The researchers also showed why they antagonized each other, he said. RAR1 and HSP90 can prevent resistance proteins from disappearing, while SGT1 helps them disappear. The result is that the system remains poised for an immediate response to bacteria and other attackers.
"By controlling disappearance of resisting proteins, RAR1, HSP90 and SGT1 control whether or not the plant is about to recognize that it is under pathogen attack," Holt said. "So the emerging story is that RAR1 and HSP90 keep resistance proteins ready to perceive pathogen signals, and SGT1 probably pulls against these two to send resistance proteins to their destruction."
The National Science Foundation supported the research through its Arabidopsis 20-10 Project, which aims to describe the functions of all 28,000 genes in the model plant.
Scientists study Arabidopsis, also known as thale cress or mouse-eared cress, because it is small and can produce five to six generations a year rather than just one or two like most crop plants. That rapid reproduction allows them to study the plant's genetics faster than they could with other species.

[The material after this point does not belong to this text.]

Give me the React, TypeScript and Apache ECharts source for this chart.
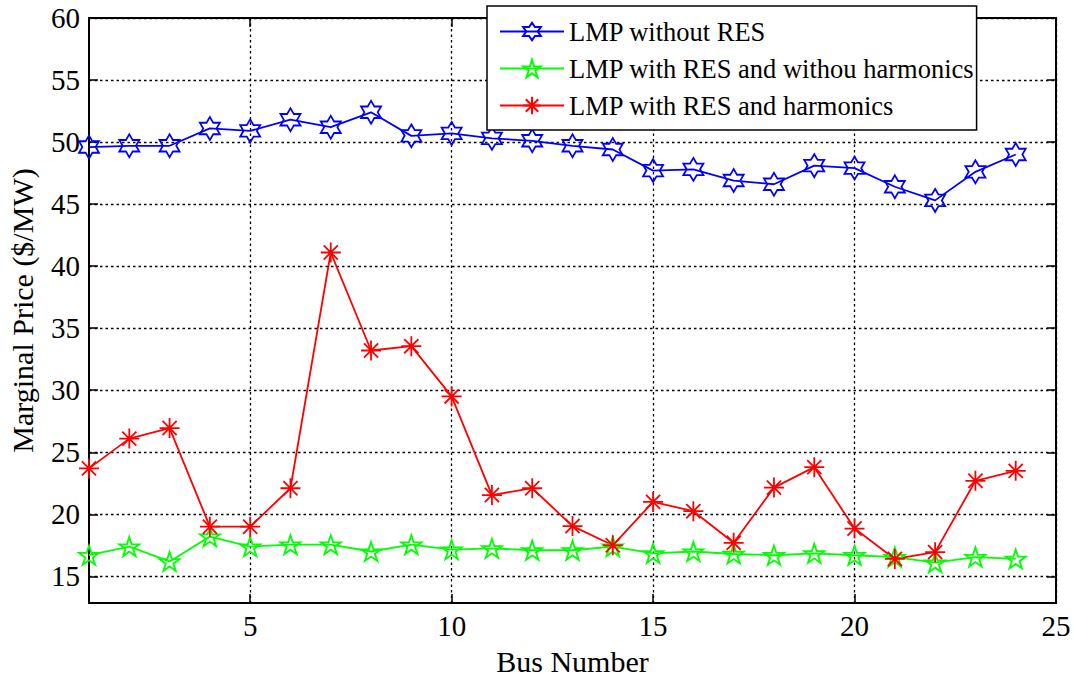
import React, { useEffect, useRef } from "react";
import * as echarts from "echarts";

// Bus indices on the horizontal axis
const busNumbers = [1, 2, 3, 4, 5, 6, 7, 8, 9, 10, 11, 12, 13, 14, 15, 16, 17, 18, 19, 20, 21, 22, 23, 24];

// Locational marginal prices ($/MW)
const lmpWithoutRes = [
  49.6, 49.7, 49.7, 51.1, 50.9, 51.8, 51.2, 52.4, 50.5, 50.7, 50.3, 50.1,
  49.7, 49.4, 47.7, 47.8, 46.9, 46.6, 48.1, 47.9, 46.4, 45.3, 47.6, 49.0,
];
const lmpResNoHarmonics = [
  16.7, 17.4, 16.2, 18.2, 17.4, 17.55, 17.55, 17.0, 17.55, 17.15, 17.25, 17.1,
  17.1, 17.4, 16.85, 17.0, 16.8, 16.7, 16.85, 16.7, 16.55, 16.1, 16.55, 16.4,
];
const lmpResHarmonics = [
  23.7, 26.1, 26.95, 19.0, 19.0, 22.1, 41.1, 33.2, 33.55, 29.5, 21.55, 22.1,
  19.05, 17.5, 21.0, 20.25, 17.7, 22.15, 23.8, 18.85, 16.4, 16.95, 22.7, 23.5,
];

const seriesNames = [
  "LMP without RES",
  "LMP with RES and withou harmonics",
  "LMP with RES and harmonics",
];

// Axis tick values
const xTickValues = [5, 10, 15, 20, 25];
const yTickValues = [15, 20, 25, 30, 35, 40, 45, 50, 55, 60];

// Marker outlines
const hexagramPath =
  "path://M0,-100 L28.87,-50 L86.6,-50 L57.7,0 L86.6,50 L28.87,50 L0,100 L-28.87,50 L-86.6,50 L-57.7,0 L-86.6,-50 L-28.87,-50 Z";
const pentagramPath =
  "path://M0,-100 L22.45,-30.9 L95.1,-30.9 L36.3,11.8 L58.8,80.9 L0,38.2 L-58.8,80.9 L-36.3,11.8 L-95.1,-30.9 L-22.45,-30.9 Z";
const asteriskPath =
  "path://M0,-100 L0,100 M-100,0 L100,0 M-70.7,-70.7 L70.7,70.7 M-70.7,70.7 L70.7,-70.7";

const FONT = "'Liberation Serif', 'Times New Roman', serif";

const toPoints = (values: number[]) => busNumbers.map((b, i) => [b, values[i]]);

export default function App() {
  const ref = useRef<HTMLDivElement>(null);

  useEffect(() => {
    if (!ref.current) return;
    const chart = echarts.init(ref.current, undefined, { renderer: "svg" });

    const gridLine = { show: true, lineStyle: { color: "#000", width: 1.3, type: [2.5, 3] as any } };
    const axisLine = { show: true, onZero: false, lineStyle: { color: "#000", width: 2 } };
    const tick = { show: true, inside: true, length: 9, lineStyle: { color: "#000", width: 1.5 } };

    const makeSeries = (
      name: string,
      values: number[],
      color: string,
      symbol: string,
      size: number[]
    ) => ({
      name,
      type: "line",
      data: toPoints(values),
      symbol,
      symbolSize: size,
      showAllSymbol: true,
      lineStyle: { color, width: 1.8 },
      itemStyle: { color: "rgba(255,255,255,0)", borderColor: color, borderWidth: 1.8 },
      emphasis: { disabled: true },
      z: 3,
    });

    chart.setOption({
      animation: false,
      backgroundColor: "#fff",
      textStyle: { fontFamily: FONT },
      grid: { left: 89, right: 17, top: 18, bottom: 76, outerBoundsMode: "none" },
      legend: {
        left: 487,
        top: 6,
        orient: "vertical",
        itemWidth: 64,
        itemHeight: 22,
        itemGap: 10,
        padding: [12, 2, 11, 12],
        borderColor: "#000",
        borderWidth: 1.5,
        borderRadius: 0,
        backgroundColor: "#fff",
        textStyle: { fontFamily: FONT, fontSize: 26.5, color: "#000", lineHeight: 26 },
        data: seriesNames,
        z: 10,
      },
      xAxis: [
        {
          type: "value",
          min: 1,
          max: 25,
          name: "Bus Number",
          nameLocation: "middle",
          nameGap: 43,
          nameTextStyle: { fontFamily: FONT, fontSize: 30, color: "#000" },
          axisLine,
          axisTick: { ...tick, customValues: xTickValues },
          axisLabel: {
            customValues: xTickValues,
            fontFamily: FONT,
            fontSize: 29,
            color: "#000",
            margin: 8,
          },
          splitLine: gridLine,
        },
        {
          type: "value",
          position: "top",
          min: 1,
          max: 25,
          axisLine,
          axisTick: { ...tick, customValues: xTickValues },
          axisLabel: { show: false },
          splitLine: { show: false },
        },
      ],
      yAxis: [
        {
          type: "value",
          min: 12.85,
          max: 60,
          name: "Marginal Price ($/MW)",
          nameLocation: "middle",
          nameRotate: 90,
          nameGap: 52,
          nameTextStyle: { fontFamily: FONT, fontSize: 30, color: "#000" },
          axisLine,
          axisTick: { ...tick, customValues: yTickValues },
          axisLabel: {
            customValues: yTickValues,
            fontFamily: FONT,
            fontSize: 29,
            color: "#000",
            margin: 9,
          },
          splitLine: gridLine,
        },
        {
          type: "value",
          position: "right",
          min: 12.85,
          max: 60,
          axisLine,
          axisTick: { ...tick, customValues: yTickValues },
          axisLabel: { show: false },
          splitLine: { show: false },
        },
      ],
      series: [
        makeSeries(seriesNames[0], lmpWithoutRes, "#0000ff", hexagramPath, [20, 23]),
        makeSeries(seriesNames[1], lmpResNoHarmonics, "#00ff00", pentagramPath, [20, 19]),
        makeSeries(seriesNames[2], lmpResHarmonics, "#ff0000", asteriskPath, [20, 20]),
      ],
    });

    return () => chart.dispose();
  }, []);

  return (
    <div
      ref={ref}
      style={{ position: "fixed", left: 0, top: 0, width: 1073, height: 679, background: "#fff" }}
    />
  );
}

Understanding Arabidopsis completely will teach scientists an enormous amount about all other flowering plants, which are closely related genetically, Dangl said. The new genomics technology, developed by Patrick Brown and David Botstein at Stanford University, has been applied to yeast, fruit flies and humans but not to plants in a large, systematic way. Arabidopsis was the first plant for which scientists succeeded in mapping its entire genetic composition.